Re: [gnome-cyr] Re: gtksourceview/po/ru.po: ЭйчТМЛ? WTF?

Hi Дмитрий,

Јуче у 6:54, Dmitry G. Mastrukov написа:
>> However, the most interesting one to me is HTTP (or is that НТТР/NTTR? :)
>> That puts the issue out in the open: if you don't go for
>> transcription, you lose out completely, because newcomers won't know a
>> thing you're talking about, and they even won't know how to read it or
>> call it (is that „н-т-т-р“ or „ејч-ти-ти-ар“).  I.e. they can't read
>> it, and they can't learn it.
> Yes, it's a key point. Newcomers (or any other people) don't have to
> know anything than their native language and alphabet.

I agree with your point.  But I was aiming at *others* who disagree,
and I was aiming at them with extremely practical point that even if
they *did* know the Latin alphabet, there's no way for them to know how
to read HTTP if they don't already know about it and what it
represents.  So, Дмитрий, this is not really a message aimed at you,
but those who think we should adopt English abbreviations as-is (I
simply cannot but think of KGB, pronounced кеј-джи-би [not even
remotely similar to original KGB] — English takes care of itself, and
Russian/Serbian/whatever doesn't?  — my friend gave me this nice and
familiar example).

I'm talking about glyphs looking the same.  HTTP looks exactly the
same as НТТР (eg. „Нови Труд Твоје Русије“ :).  Not many programs
provide features such as M-x describe-char Emacs does, which might be
used to differentiate between the two.

Just ask a 10-year old kid to *read* this: „C++“ or „Язык C“.  Ok,
everybody who is aware of „C programming language“ (C as in „see“)
won't have a problem here, but this will introduce a lot of problems
for everybody using a translation.

If you were writing introductory book for C, you would inevitably
have to write a couple paragraphs explaining that what everybody
thinks of as С (S, as in „Слово“) is actually „See“ or „Си“.  To make
matters more interesting, we (in Serbia) are actually reading that as
„це“ (tseh, with silent „h“), because we have used Latin alphabet

Serbian even uses „С“ itself to mean „with“ („С њим“ — with him).
For instance, a sentence beginning like „With it we can write our
own programs“ would be „С њим можемо писати своје програме“.  Every
reader of such introductory programming book would have to reread the
sentence if he already grew accustomed to C being in Latin alphabet.
These are cognitive patterns, and that makes using mixture of Latin
and Cyrillic alphabet a nightmare for anything apart from
dictionaries :)  I can imagine there are similar examples for Russian.
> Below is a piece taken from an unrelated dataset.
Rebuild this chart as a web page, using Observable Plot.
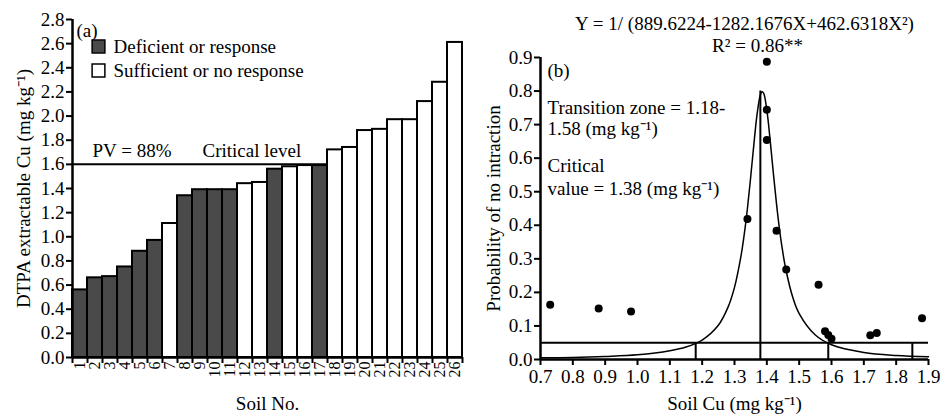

The simple proof of all this is ТеХ itself.  How many times did you
see it called „текс“?  I saw it too many times.  How many times did
you see it written in Latin script even though the surrounding text
is Cyrillic?  I saw it too many times (for those who do not know, the
catch here is that TeX represents Greek Tau-Epsilon-Chi, which is
closer to Cyrillic ТеХ/teh, than to Latin-script „tex“).

So, if you want to cause misunderstandings, misinterpretations and
misnaming, you can go any of the paths (like Knuth has done with TeX,
using Greek alphabet with letters which look very much alike
Latin alphabet letters with different meaning and pronounciation).
But if you want to make your translation easily *unambiguous*, then
you won't mix Latin and Cyrillic scripts.